While Jakub and Hanus spend most of the movie’s running time exploring Jakub’s marital problems, little-to-no attempt is made to learn more about Hanus; his species, his culture, anything. All we really learn about this intelligent arachnid refugee is that Brand X-Nutella is his comfort food, he finds space toilet sounds soothing, and that he’s eventually consumed by space maggots. This movie depicts a first contact between a human and an alien, yet all we’re supposed to care about is Jakub’s issues with his estranged wife. There is little-to-no intellectual curiosity on Jakub’s part, and it’s deeply frustrating. For me, the real story lies with Hanus (even if he is a figment of imagination), and not the melancholy cosmonaut.

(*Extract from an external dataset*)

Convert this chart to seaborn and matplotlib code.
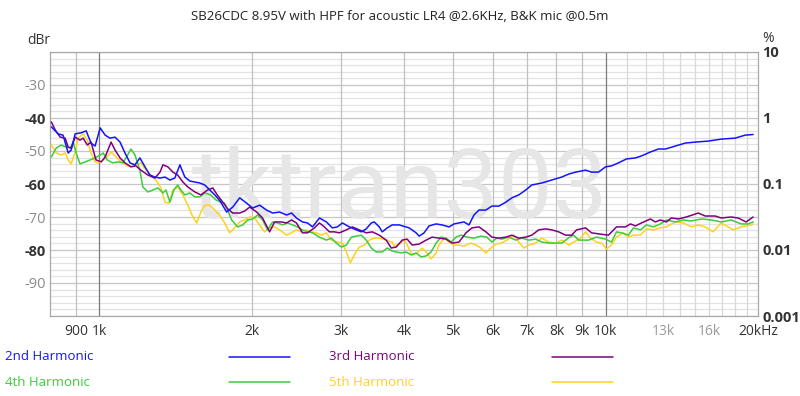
import numpy as np
import pandas as pd
import matplotlib
matplotlib.use("Agg")
import matplotlib.pyplot as plt
import seaborn as sns
from matplotlib.lines import Line2D
from matplotlib.ticker import FixedLocator, FixedFormatter, NullLocator

# ---------------- data ----------------
h2_freq = [805, 830, 849, 869, 881, 897, 921, 943, 964, 982,
           1005, 1028, 1051, 1075, 1100, 1125, 1151, 1177, 1204, 1232,
           1260, 1289, 1319, 1349, 1380, 1411, 1444, 1477, 1511, 1545,
           1581, 1617, 1654, 1692, 1731, 1786, 1836, 1895, 1956, 2010,
           2075, 2141, 2201, 2272, 2345, 2399, 2453, 2521, 2579, 2639,
           2723, 2811, 2888, 2955, 3023, 3120, 3220, 3294, 3369, 3447,
           3494, 3574, 3623, 3706, 3791, 3913, 4095, 4227, 4285, 4383,
           4483, 4628, 4755, 4909, 5021, 5136, 5254, 5374, 5498, 5623,
           5804, 5965, 6157, 6355, 6531, 6741, 6959, 7151, 7482, 7829,
           8192, 8456, 8729, 9133, 9385, 9687, 10000, 10276, 10607, 10999,
           11456, 11773, 12263, 12716, 13125, 13734, 14371, 15037, 15950, 16919,
           18026, 18863, 19560]
h2_db = [-42.7, -44.8, -45.2, -50.6, -49.7, -44.8, -44.5, -43.9, -47.6, -48.5,
         -43.0, -45.2, -46.1, -45.8, -47.3, -50.6, -53.6, -54.2, -52.1, -54.8,
         -57.3, -57.9, -58.2, -57.9, -58.8, -58.2, -54.2, -57.9, -59.1, -59.4,
         -59.7, -60.3, -61.8, -63.3, -65.0, -68.5, -67.0, -64.2, -65.8, -67.3,
         -66.4, -67.9, -68.8, -68.5, -69.4, -68.8, -70.3, -71.5, -71.8, -73.0,
         -70.3, -71.5, -73.3, -73.0, -71.8, -73.0, -73.9, -74.5, -73.6, -71.8,
         -71.5, -73.0, -74.5, -73.3, -72.4, -72.4, -73.3, -74.8, -75.8, -74.8,
         -72.7, -72.1, -72.4, -73.0, -72.1, -71.8, -71.5, -72.4, -69.4, -67.9,
         -67.9, -66.7, -66.7, -65.5, -64.2, -63.3, -61.8, -60.3, -59.7, -58.8,
         -57.9, -57.0, -56.4, -55.8, -56.4, -56.4, -54.8, -54.5, -53.6, -52.4,
         -52.1, -51.5, -50.3, -49.4, -49.4, -48.5, -47.6, -47.3, -47.0, -46.4,
         -46.1, -45.2, -45.0]

h3_freq = [805, 819, 838, 857, 869, 881, 897, 917, 930, 948,
           964, 986, 1010, 1028, 1056, 1075, 1100, 1125, 1156, 1182,
           1209, 1249, 1289, 1319, 1337, 1367, 1399, 1430, 1464, 1497,
           1545, 1588, 1639, 1677, 1715, 1755, 1794, 1836, 1895, 1938,
           1983, 2047, 2103, 2171, 2221, 2293, 2345, 2399, 2453, 2521,
           2579, 2662, 2723, 2786, 2849, 2915, 2982, 3078, 3163, 3264,
           3369, 3463, 3574, 3689, 3774, 3861, 3967, 4058, 4151, 4285,
           4423, 4545, 4691, 4843, 4976, 5136, 5302, 5448, 5623, 5804,
           5965, 6157, 6355, 6531, 6741, 6959, 7151, 7381, 7619, 7829,
           8081, 8341, 8572, 8768, 9133, 9385, 9775, 10137, 10511, 10949,
           11200, 11456, 11773, 12263, 12544, 12832, 13185, 13487, 13922, 14436,
           15243, 15735, 16464, 16919, 17703, 18274, 18949, 19560]
h3_db = [-41.2, -43.6, -45.8, -46.1, -48.8, -49.1, -45.8, -46.7, -46.1, -48.2,
         -47.3, -52.7, -53.3, -51.8, -47.3, -49.7, -52.1, -53.6, -54.8, -54.5,
         -55.8, -57.3, -58.2, -56.4, -54.2, -54.8, -56.4, -57.3, -59.4, -60.9,
         -62.4, -63.3, -61.8, -61.2, -63.5, -65.5, -67.5, -68.8, -68.8, -68.2,
         -67.0, -68.5, -70.3, -74.5, -71.5, -71.5, -71.8, -70.9, -71.8, -74.8,
         -74.8, -73.3, -71.8, -73.0, -74.5, -74.5, -74.8, -73.9, -73.0, -73.9,
         -74.8, -74.5, -75.5, -77.0, -79.4, -79.1, -77.0, -76.7, -78.5, -78.2,
         -77.0, -76.1, -76.4, -76.7, -77.9, -77.6, -74.8, -73.3, -73.0, -74.5,
         -76.1, -76.4, -76.1, -75.5, -76.4, -76.1, -75.5, -73.9, -73.6, -73.9,
         -74.5, -75.5, -75.5, -73.9, -73.3, -74.8, -75.2, -75.5, -73.0, -73.0,
         -72.1, -72.7, -71.8, -70.6, -71.5, -70.9, -71.5, -70.3, -70.6, -70.0,
         -68.8, -69.7, -69.7, -70.3, -70.0, -70.3, -71.5, -70.0]

h4_freq = [805, 823, 842, 861, 877, 889, 901, 917, 939, 960,
           982, 1005, 1019, 1037, 1065, 1090, 1115, 1130, 1156, 1177,
           1204, 1220, 1249, 1277, 1307, 1337, 1355, 1380, 1405, 1430,
           1450, 1477, 1511, 1545, 1581, 1617, 1661, 1700, 1739, 1770,
           1827, 1877, 1921, 1965, 2010, 2056, 2103, 2151, 2201, 2251,
           2303, 2356, 2410, 2464, 2521, 2579, 2639, 2723, 2811, 2875,
           2942, 3009, 3078, 3148, 3220, 3294, 3369, 3447, 3526, 3623,
           3706, 3791, 3861, 3949, 4039, 4132, 4227, 4324, 4423, 4524,
           4628, 4734, 4843, 4954, 5067, 5183, 5326, 5498, 5674, 5831,
           5965, 6102, 6241, 6443, 6650, 6833, 7054, 7281, 7482, 7723,
           7972, 8192, 8456, 8650, 8848, 9258, 9600, 10000, 10276, 10511,
           10752, 11099, 11353, 11720, 12043, 12431, 12832, 13185, 13734, 14241,
           14768, 15452, 16169, 16919, 17703, 18524, 19121, 19560]
h4_db = [-51.8, -49.1, -48.2, -48.8, -49.1, -47.3, -50.6, -53.9, -53.3, -52.7,
         -52.1, -51.2, -50.6, -52.7, -53.6, -53.3, -53.6, -52.1, -49.4, -51.2,
         -55.8, -60.9, -62.4, -61.8, -61.2, -62.7, -61.8, -65.5, -61.8, -60.3,
         -61.8, -63.3, -62.7, -63.9, -63.9, -62.7, -63.3, -64.8, -65.5, -65.8,
         -70.9, -73.0, -72.4, -70.9, -70.6, -69.4, -70.9, -73.9, -71.5, -71.8,
         -72.4, -71.8, -72.4, -73.0, -73.9, -74.5, -74.8, -76.1, -77.0, -76.4,
         -77.9, -79.1, -78.5, -76.1, -75.8, -75.5, -77.0, -79.4, -80.6, -80.6,
         -79.4, -80.3, -80.6, -80.9, -80.6, -81.5, -80.9, -82.1, -81.8, -80.6,
         -77.9, -76.1, -76.4, -77.6, -76.1, -75.5, -76.1, -76.4, -75.8, -76.1,
         -77.6, -76.4, -76.7, -76.1, -77.0, -76.4, -77.0, -76.7, -77.6, -77.9,
         -77.9, -77.9, -76.3, -75.5, -77.0, -77.0, -76.1, -76.7, -77.6, -74.5,
         -74.8, -75.5, -73.3, -73.9, -72.4, -73.0, -72.1, -70.9, -71.5, -70.9,
         -71.2, -70.6, -70.9, -71.5, -70.9, -72.1, -72.1, -71.5]

h5_freq = [805, 823, 842, 857, 869, 881, 897, 909, 930, 948,
           964, 982, 995, 1019, 1037, 1056, 1080, 1105, 1130, 1156,
           1182, 1209, 1238, 1266, 1295, 1325, 1349, 1374, 1399, 1430,
           1464, 1497, 1532, 1559, 1588, 1617, 1654, 1692, 1731, 1770,
           1811, 1852, 1895, 1938, 1983, 2028, 2075, 2122, 2171, 2221,
           2272, 2345, 2399, 2453, 2510, 2567, 2627, 2686, 2748, 2811,
           2875, 2955, 3023, 3078, 3134, 3191, 3264, 3339, 3416, 3494,
           3574, 3689, 3791, 3826, 3913, 4003, 4058, 4151, 4246, 4344,
           4443, 4524, 4628, 4691, 4799, 4909, 5021, 5136, 5254, 5423,
           5548, 5674, 5804, 5938, 6074, 6241, 6384, 6590, 6741, 6896,
           7054, 7281, 7482, 7723, 7972, 8192, 8456, 8650, 8929, 9133,
           9342, 9600, 9820, 10046, 10276, 10511, 10850, 11099, 11353, 11720,
           12043, 12431, 12832, 13185, 13734, 14241, 14768, 15243, 15735, 16316,
           16919, 17864, 18524, 19383, 19560]
h5_db = [-48.2, -50.6, -51.2, -50.6, -52.7, -53.9, -50.3, -46.1, -44.8, -46.7,
         -50.6, -53.3, -53.6, -52.7, -51.8, -50.3, -51.8, -53.3, -54.2, -54.8,
         -54.2, -53.6, -55.8, -57.3, -58.8, -61.2, -65.5, -65.8, -61.8, -60.9,
         -63.3, -66.4, -70.0, -71.8, -68.5, -66.4, -66.4, -67.9, -69.5, -71.8,
         -74.8, -73.3, -71.5, -70.9, -70.0, -70.3, -72.4, -74.5, -73.3, -73.0,
         -73.9, -75.5, -74.8, -73.9, -74.5, -73.9, -74.5, -74.8, -75.5, -74.8,
         -77.0, -77.6, -77.9, -80.6, -83.9, -81.5, -79.1, -78.5, -77.0, -76.4,
         -76.4, -77.0, -77.6, -78.8, -78.2, -77.0, -78.5, -81.5, -80.9, -79.4,
         -80.9, -82.7, -80.9, -78.5, -76.4, -77.6, -78.5, -78.5, -78.8, -77.9,
         -78.5, -79.4, -80.9, -79.4, -78.2, -77.9, -77.0, -75.5, -77.6, -79.4,
         -78.5, -77.9, -76.4, -77.6, -77.9, -77.0, -78.5, -77.6, -76.4, -74.5,
         -76.4, -77.6, -77.9, -79.7, -78.5, -76.1, -74.8, -76.1, -75.5, -75.5,
         -73.6, -73.9, -73.3, -73.0, -71.5, -71.8, -73.0, -72.4, -73.0, -74.5,
         -71.8, -73.9, -73.0, -72.4, -72.1]

series_names = ["2nd Harmonic", "3rd Harmonic", "4th Harmonic", "5th Harmonic"]
series_colors = ["#1414ff", "#800080", "#3ccc3c", "#ffd21e"]

x_ticks = [900, 1000, 2000, 3000, 4000, 5000, 6000, 7000, 8000, 9000, 10000, 13000, 16000, 20000]
x_labels = ["900", "1k", "2k", "3k", "4k", "5k", "6k", "7k", "8k", "9k", "10k", "13k", "16k", "20kHz"]
x_label_grey = ["13k", "16k"]
y_ticks = [-30, -40, -50, -60, -70, -80, -90]
y_labels = ["-30", "-40", "-50", "-60", "-70", "-80", "-90"]
y_label_bold = ["-40", "-60", "-80"]
pct_ticks = [0.001, 0.01, 0.1, 1, 10]
pct_labels = ["0.001", "0.01", "0.1", "1", "10"]

title = "SB26CDC 8.95V with HPF for acoustic LR4 @2.6KHz, B&K mic @0.5m"

# ---------------- figure ----------------
sns.set_style("white")
plt.rcParams["font.family"] = ["Open Sans", "DejaVu Sans"]

W, H = 800, 396
fig = plt.figure(figsize=(W / 100, H / 100), dpi=100)
ax = fig.add_axes([50 / W, 80 / H, 708 / W, 264 / H])

ax.set_xscale("log")
ax.set_xlim(800, 20000)
ax.set_ylim(-100, -20)

# grid
for v in np.arange(-100, -18, 2):
    c = "#c6c6c6" if v % 10 == 0 else "#e3e3e3"
    ax.axhline(v, color=c, lw=0.9, zorder=0.5)
vgrid_mid = [900, 2000, 3000, 4000, 5000, 6000, 7000, 8000, 9000]
vgrid_light = [11000, 12000, 13000, 14000, 15000, 16000, 17000, 18000, 19000]
for v in vgrid_mid:
    ax.axvline(v, color="#c0c0c0", lw=0.9, zorder=0.6)
for v in vgrid_light:
    ax.axvline(v, color="#d8d8d8", lw=0.9, zorder=0.6)
for v in [1000, 10000]:
    ax.axvline(v, color="#7a7a7a", lw=0.9, zorder=0.7)

# watermark
ax.text(0.494, 0.372, "tktran303", transform=ax.transAxes, ha="center", va="baseline",
        fontsize=70, color="#e6e6e6", family=["Roboto", "DejaVu Sans"], zorder=1)

df = pd.concat([
    pd.DataFrame({"freq": f, "db": d, "series": n})
    for f, d, n in zip([h2_freq, h3_freq, h4_freq, h5_freq],
                       [h2_db, h3_db, h4_db, h5_db], series_names)
], ignore_index=True)

draw_order = series_names[::-1]
for n in draw_order:
    sub = df[df["series"] == n]
    sns.lineplot(data=sub, x="freq", y="db", color=series_colors[series_names.index(n)],
                 lw=1.1, estimator=None, sort=True, legend=False, ax=ax, zorder=3)

ax.set_xlabel("")
ax.set_ylabel("")

ax.xaxis.set_major_locator(FixedLocator(x_ticks))
ax.xaxis.set_major_formatter(FixedFormatter(x_labels))
ax.xaxis.set_minor_locator(NullLocator())
ax.yaxis.set_major_locator(FixedLocator(y_ticks))
ax.yaxis.set_major_formatter(FixedFormatter(y_labels))
ax.yaxis.set_minor_locator(NullLocator())
ax.tick_params(axis="x", length=0, pad=6, labelsize=10)
ax.tick_params(axis="y", length=0, pad=3, labelsize=10.5)
for t in ax.get_xticklabels():
    t.set_color("#9a9a9a" if t.get_text() in x_label_grey else "#333333")
for t in ax.get_yticklabels():
    if t.get_text() in y_label_bold:
        t.set_color("#333333")
        t.set_fontweight("bold")
    else:
        t.set_color("#8c8c8c")

for s in ax.spines.values():
    s.set_color("#a8a8a8")
    s.set_linewidth(0.9)

ax2 = ax.twinx()
ax2.set_yscale("log")
ax2.set_ylim(0.001, 10)
ax2.yaxis.set_major_locator(FixedLocator(pct_ticks))
ax2.yaxis.set_major_formatter(FixedFormatter(pct_labels))
ax2.yaxis.set_minor_locator(NullLocator())
ax2.tick_params(axis="y", length=0, pad=3, labelsize=10.5, labelcolor="#333333")
for t in ax2.get_yticklabels():
    t.set_fontweight("bold")
for s in ax2.spines.values():
    s.set_visible(False)

# texts
fig.text(400 / W, 1 - 17 / H, title, ha="center", va="center", fontsize=9.5, color="#222222")
fig.text(27 / W, 1 - 40 / H, "dBr", ha="left", va="center", fontsize=10, color="#333333")
fig.text(762 / W, 1 - 38 / H, "%", ha="left", va="center", fontsize=10, color="#333333")

# legend (text + sample line, as in the reference)
leg_pos = [(5, 229, 357), (329, 552, 357), (5, 229, 382), (329, 552, 382)]
for (tx, lx, ly), n, c in zip(leg_pos, series_names, series_colors):
    fig.text(tx / W, 1 - ly / H, n, ha="left", va="center", fontsize=9.5, color=c)
    fig.add_artist(Line2D([lx / W, (lx + 61) / W], [1 - ly / H, 1 - ly / H],
                          transform=fig.transFigure, color=c, lw=1.1))

fig.savefig("out.png", dpi=100)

After seeing the movie, I’ve already read comparisons with “The Martian” author Andy Weir’s recent book “Project Hail Mary” (2021), which also features a lonely astronaut who befriends a highly intelligent (and sightless) spider-alien. However, Weir’s novel offers much greater give-and-take between the two space travelers, with protagonist Ryland Grace showing a deeper curiosity about “Rocky” (the name he gives his hard-crusted arachnoid companion). Rather than Rocky simply acting as therapist for Grace’s emotional baggage, they give solace to each other by pooling their talents to overcoming their mutual threat (a parasitic ‘astrophage’ which is killing the stars of their home solar systems). The intellectually dextrous and refreshingly irreverent “Project Hail Mary” has very little of “Spaceman”’s protracted, navel-gazing melancholia.

While there are bits and pieces of “Spaceman” that are honestly compelling, it’s ultimately a paper-thin story stretched over 109 minutes—and you feel every minute. Despite a few random good ideas and clear dramatic prowess, this murky little movie is a bit of a chore to sit through. “Spaceman” is less a cosmic odyssey, and more a cosmic counseling session.
Where’s Deanna Troi when you need her?
Where To Watch
“Spaceman” is streaming exclusively on Netflix.